Mmmm and I are in the stage where we really don’t need things any more but there is a suspiciously large pile of things accumulating in the living room. I am sure we will enjoy every one, whether we need it or not.

During the depths of the depression there was very little money and one year there was no money. That year my oldest sister and Mother made new clothes for our dolls out of scraps left over from sewing dresses for us out of one of Grandma’s old dresses. New faces were painted on our dolls and I am sure there was a lot of whispering and secret huddles as we thought of things we could make to give each other. Almost every one of us think of that as our best Christmas.

There were eight people in our family plus grandpa. Our father would give each of us smaller ones a dollar. That was our budget for Christmas shopping. That meant I would have 12 ½ cents per person. We pored over the Sears Roebuck and Montgomery Wards Christmas catalogs and racked our brains trying to think of what to buy for 12 ½ cents. We would dream of what we would like but we had a mission. That mission was to buy gifts for our family. The big shopping day would approach and we would be allowed to go to town with Mom and Daddy to shop. It would be cold and snowy usually so we would be bundled up. As we neared Glendive we would say, “I see Glendive!” and the excitement would be palpable. We would have to wait until Mother sold the cream at the creamery and perhaps other business would have to be transacted but finally we would be able to go to F. W. Woolworth’s 5 and 10 Cent Store.

It was such a wonderful place. There were tables of goods each in a compartment and we were allowed to touch! We carefully examined every table and every counter on every floor. We considered and figured and counted our money over and over again and finally made a decision. I remember one year buying two washcloths, one for each of my younger sisters to use as a towel for her doll. I bought a spool of thread for my mother and I think a comb for my father. I didn’t feel that having only a fringe and a little comb-over would keep him from using it. I probably bought Grandpa a handkerchief and the three older girls each got a pretty peach colored glass dish for her Hope Chest. It was a wonderful feeling to have accomplished all my shopping. We wrapped the gifts and put them under the tree and were as excited about giving as getting, if not more so. We each received one gift from our parents and most of us still treasure at least one of those gifts. I have a little rocker that I received. My Dad called me to the window and said that he thought that Santa dropped something from his sleigh. Sure enough, there in the snow was the rocker. I rocked my dolls in it, Kay used it and little visitors used it. It is up in the garage waiting for the next child that will use it.

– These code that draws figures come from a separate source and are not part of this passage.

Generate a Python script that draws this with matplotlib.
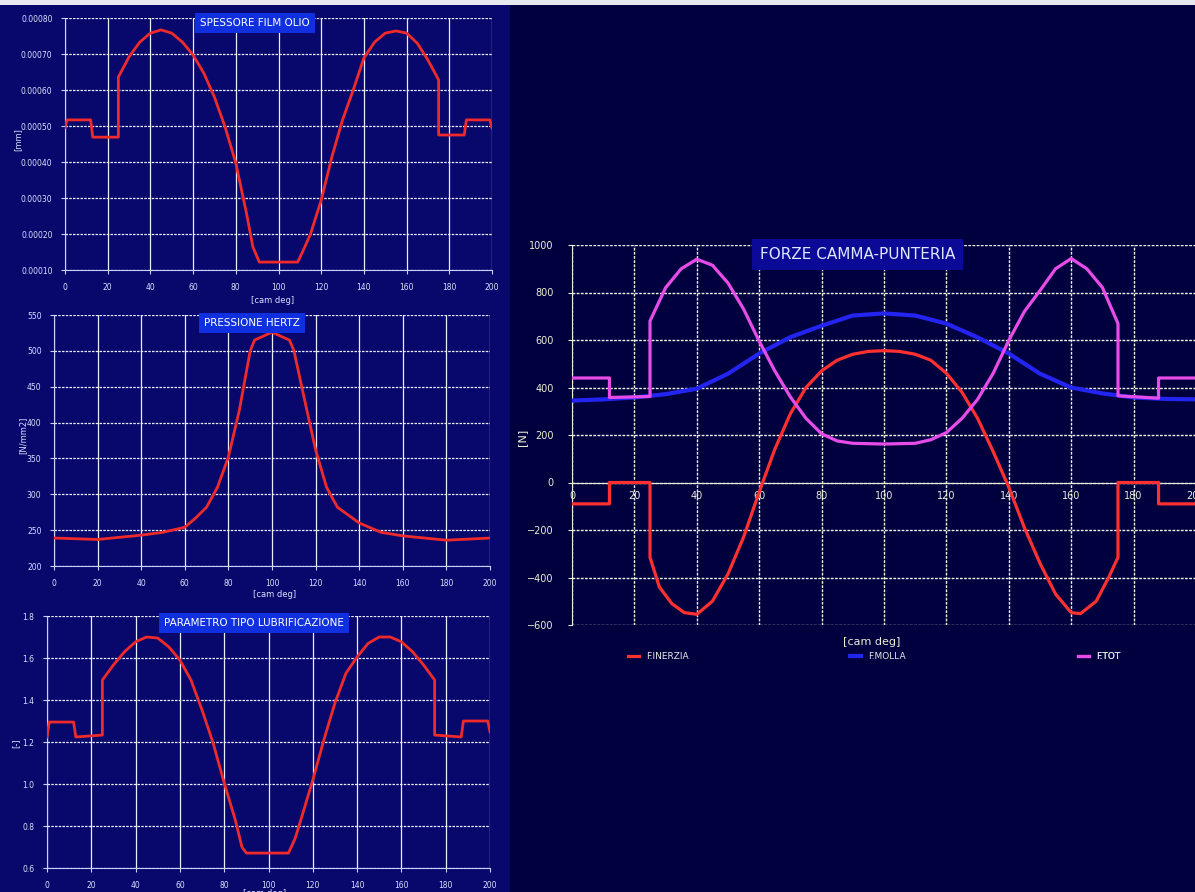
import matplotlib
matplotlib.use('Agg')
import matplotlib.pyplot as plt
from matplotlib.patches import Rectangle

# --- data ---
# oil film thickness [mm]
film_x = [0, 1, 12, 13, 25, 25, 30, 35, 40, 45, 50, 55, 60, 65, 70, 75, 80, 85, 88, 91,
          109, 112, 115, 120, 125, 130, 135, 140, 145, 150, 155, 160, 165, 170, 175, 175,
          187, 188, 199, 200]
film_y = [0.000497, 0.000517, 0.000517, 0.000469, 0.000469, 0.000636, 0.000692, 0.000733,
          0.000758, 0.000767, 0.000758, 0.000733, 0.000697, 0.000647, 0.000580, 0.000497,
          0.000397, 0.000258, 0.000164, 0.000122, 0.000122, 0.000160, 0.000200, 0.000294,
          0.000414, 0.000517, 0.000600, 0.000689, 0.000733, 0.000758, 0.000764, 0.000758,
          0.000730, 0.000683, 0.000628, 0.000475, 0.000475, 0.000517, 0.000517, 0.000494]

# Hertz pressure [N/mm2]
hertz_x = [0, 20, 40, 50, 60, 65, 70, 75, 80, 85, 90, 92, 100, 108, 110, 115, 120, 125,
           130, 140, 150, 160, 180, 200]
hertz_y = [239, 237, 243, 247, 254, 267, 282, 310, 352, 417, 500, 515, 526, 515, 501, 431,
           362, 310, 282, 260, 247, 242, 236, 239]

# lubrication parameter [-]
lam_x = [0, 1, 12, 13, 25, 25, 30, 35, 40, 45, 50, 55, 60, 65, 70, 75, 80, 85, 88, 90,
         109, 112, 115, 120, 125, 130, 135, 140, 145, 150, 155, 160, 165, 170, 175, 175,
         187, 188, 199, 200]
lam_y = [1.224, 1.295, 1.295, 1.224, 1.233, 1.495, 1.567, 1.630, 1.677, 1.700, 1.695, 1.653,
         1.590, 1.495, 1.352, 1.195, 1.005, 0.829, 0.700, 0.671, 0.671, 0.740, 0.843, 1.019,
         1.210, 1.386, 1.528, 1.605, 1.670, 1.700, 1.700, 1.677, 1.630, 1.567, 1.495, 1.233,
         1.224, 1.300, 1.300, 1.248]

# cam-tappet forces [N]
inerzia_x = [0, 12, 12, 25, 25, 28, 32, 36, 40, 45, 50, 55, 60, 65, 70, 75, 80, 85, 90,
             95, 100, 105, 110, 115, 120, 125, 130, 135, 140, 145, 150, 155, 160, 163,
             168, 172, 175, 175, 188, 188, 200]
inerzia_y = [-90, -90, 0, 0, -315, -440, -510, -548, -555, -500, -385, -230, -40, 140, 290,
             400, 470, 515, 540, 552, 555, 552, 540, 515, 460, 380, 270, 130, -20, -190,
             -340, -470, -548, -552, -500, -400, -315, 0, 0, -90, -90]

molla_x = [0, 10, 20, 30, 40, 50, 60, 70, 80, 90, 100, 110, 120, 130, 140, 150, 160, 170,
           180, 190, 200]
molla_y = [345, 350, 358, 372, 395, 458, 543, 612, 660, 703, 712, 703, 669, 611, 543, 458,
           400, 375, 358, 352, 350]

tot_x = [0, 12, 12, 25, 25, 30, 35, 40, 45, 50, 55, 60, 65, 70, 75, 80, 85, 90, 100, 110,
         115, 120, 125, 130, 135, 140, 145, 150, 155, 160, 165, 170, 175, 175, 188, 188, 200]
tot_y = [440, 440, 358, 362, 680, 820, 900, 940, 915, 840, 730, 595, 470, 360, 270, 205,
         175, 165, 162, 165, 180, 210, 270, 350, 460, 598, 720, 808, 900, 943, 900, 821,
         669, 365, 355, 440, 440]

cam_ticks = list(range(0, 201, 20))

W, H = 1195, 892
fig = plt.figure(figsize=(W / 100, H / 100), dpi=100)
fig.patch.set_facecolor('#00003f')
fig.patches.append(Rectangle((0, 0), 510 / W, 1 - 5 / H, transform=fig.transFigure,
                             facecolor='#08086c', edgecolor='none', zorder=-2))
fig.patches.append(Rectangle((0, 1 - 5 / H), 1, 5 / H, transform=fig.transFigure,
                             facecolor='#e8e8f0', edgecolor='none', zorder=-2))

txt = '#d8e0ff'
red = '#ee2a2a'


def small_chart(rect, x, y, ylim, yticks, yfmt, title, tpos, ylabel, ylab_pos, xlab_pos):
    ax = fig.add_axes(rect)
    ax.set_facecolor('none')
    ax.plot(x, y, color=red, lw=2, zorder=3)
    ax.set_xlim(0, 200)
    ax.set_ylim(*ylim)
    ax.set_xticks(cam_ticks)
    ax.set_yticks(yticks)
    ax.set_yticklabels([yfmt.format(v) for v in yticks])
    ax.grid(axis='x', color='#e8ecff', lw=0.9, ls='-')
    ax.grid(axis='y', color='#e8ecff', lw=0.9, ls=(0, (2, 1)))
    for s in ['top', 'right']:
        ax.spines[s].set_visible(False)
    for s in ['left', 'bottom']:
        ax.spines[s].set_color('#c8d0ff')
    ax.tick_params(colors='#c8d0ff', labelcolor=txt, labelsize=5.5, length=3, pad=6)
    ax.set_xlabel('[cam deg]', color=txt, fontsize=6)
    ax.xaxis.set_label_coords(*xlab_pos)
    ax.set_ylabel(ylabel, color=txt, fontsize=6)
    ax.yaxis.set_label_coords(*ylab_pos)
    ax.text(tpos[0], tpos[1], title, transform=ax.transAxes, ha='center', va='center',
            color='white', fontsize=7.5, zorder=5,
            bbox=dict(boxstyle='square,pad=0.45', facecolor='#1030e0', edgecolor='none'))
    return ax


small_chart([65 / W, 1 - 270 / H, 427 / W, 252 / H], film_x, film_y,
            (0.0001, 0.0008), [0.0001 * k for k in range(1, 9)], '{:.5f}',
            'SPESSORE FILM OLIO', (0.445, 0.98), '[mm]', (-0.1, 0.516), (0.487, -0.103))
small_chart([54 / W, 1 - 566 / H, 436 / W, 251 / H], hertz_x, hertz_y,
            (200, 550), list(range(200, 551, 50)), '{:d}',
            'PRESSIONE HERTZ', (0.454, 0.968), '[N/mm2]', (-0.06, 0.52), (0.507, -0.096))
small_chart([47 / W, 1 - 868 / H, 443 / W, 252 / H], lam_x, lam_y,
            (0.6, 1.8), [0.6, 0.8, 1.0, 1.2, 1.4, 1.6, 1.8], '{:.1f}',
            'PARAMETRO TIPO LUBRIFICAZIONE', (0.467, 0.972), '[-]', (-0.06, 0.496),
            (0.49, -0.083))

# right chart: forces
ax = fig.add_axes([572 / W, 1 - 625 / H, 624 / W, 380 / H])
ax.set_facecolor('none')
l_molla, = ax.plot(molla_x, molla_y, color='#2424f0', lw=3, zorder=3)
l_in, = ax.plot(inerzia_x, inerzia_y, color='#ff3030', lw=2.3, zorder=4)
l_tot, = ax.plot(tot_x, tot_y, color='#e84ce8', lw=2.3, zorder=4)
ax.set_xlim(0, 200)
ax.set_ylim(-600, 1000)
ax.set_xticks(cam_ticks)
ax.set_yticks(list(range(-600, 1001, 200)))
ax.grid(color='#eef0e0', lw=1.0, ls=(0, (2, 1)))
ax.spines['bottom'].set_position(('data', 0))
ax.spines['bottom'].set_color('#e8ecd8')
ax.spines['left'].set_color('#e8ecd8')
for s in ['top', 'right']:
    ax.spines[s].set_visible(False)
ax.tick_params(axis='x', colors='#e8ecd8', labelcolor='#eeeed8', labelsize=7, length=0, pad=6)
ax.tick_params(axis='y', colors='#e8ecd8', labelcolor='#eeeed8', labelsize=7, length=3, pad=10)
ax.set_xlabel('[cam deg]', color='#eeeed8', fontsize=8)
ax.xaxis.set_label_coords(0.48, -0.032)
ax.set_ylabel('[N]', color='#eeeed8', fontsize=8)
ax.yaxis.set_label_coords(-0.072, 0.495)
ax.text(0.458, 0.975, 'FORZE CAMMA-PUNTERIA', transform=ax.transAxes, ha='center',
        va='center', color='#e0e8ff', fontsize=11, zorder=6,
        bbox=dict(boxstyle='square,pad=0.5', facecolor='#0a0a96', edgecolor='none'))

# one legend per entry, spread out below the plot
for line, name, xa in [(l_in, 'F.INERZIA', 0.09), (l_molla, 'F.MOLLA', 0.445),
                       (l_tot, 'F.TOT', 0.811)]:
    leg = ax.legend([line], [name], loc='center left', bbox_to_anchor=(xa, -0.084),
                    frameon=False, fontsize=6.5, handlelength=1.2, labelcolor='#e8e8e8',
                    borderaxespad=0, borderpad=0)
    ax.add_artist(leg)

fig.savefig('out.png', dpi=100, facecolor=fig.get_facecolor())
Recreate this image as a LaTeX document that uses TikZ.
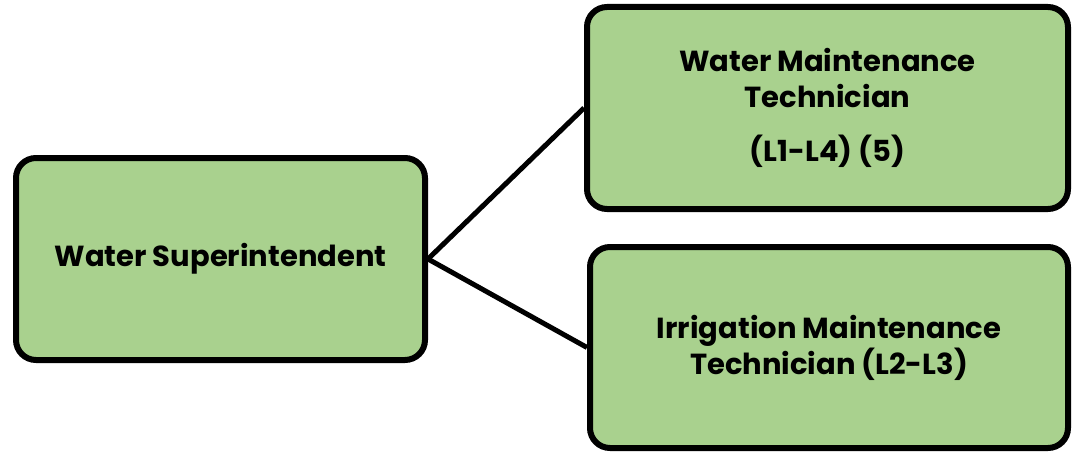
\documentclass[tikz,border=0pt]{standalone}
\usepackage{fontspec}
\setmainfont{Poppins}[UprightFont=* Bold, BoldFont=* Bold]
\definecolor{boxgreen}{HTML}{A9D18E}
\begin{document}
\begin{tikzpicture}[x=1pt,y=-1pt,
  orgbox/.style={draw=black, line width=6pt, fill=boxgreen, rounded corners=20pt,
    align=center, font=\fontsize{29}{36}\selectfont, inner sep=0pt},
  link/.style={draw=black, line width=5pt}]
  \useasboundingbox (0,0) rectangle (1072,452);
  % head of the section
  \node[orgbox, minimum width=409pt, minimum height=202pt] (sup) at (220.5,259) {Water Superintendent};
  % reports
  \node[orgbox, minimum width=481pt, minimum height=202pt] (wmt) at (827.5,108)
    {Water Maintenance\\Technician\\[18pt](L1-L4) (5)};
  \node[orgbox, minimum width=478pt, minimum height=201pt] (imt) at (829,347.5)
    {Irrigation Maintenance\\Technician (L2-L3)};
  \draw[link] (sup.east) -- (wmt.west);
  \draw[link] (sup.east) -- (imt.west);
\end{tikzpicture}
\end{document}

Mmmm and I are shopping today. This is something we enjoy every year. Although we are giving each other a fence, windows, a root canal and a bone marrow test, we want to give other amounts where it will make the most difference. We have for several years given gifts through World Vision. I usually check out the rating through Charity Navigator. This is a non-profit group that rates charitable organizations. We usually check out groups before we give to them. We are considering giving a group of animals, called Give the Farm, a fish pond, an alpaca, warm clothes, small business loans, a bicycle, a sewing machine, help for exploited girls, wheelchairs for disabled people, a postnatal kit, and maybe a Mongolian Ger! The catalog says, "It’s not too late to change the world!”

This is more fun and rewarding than any other shopping we do.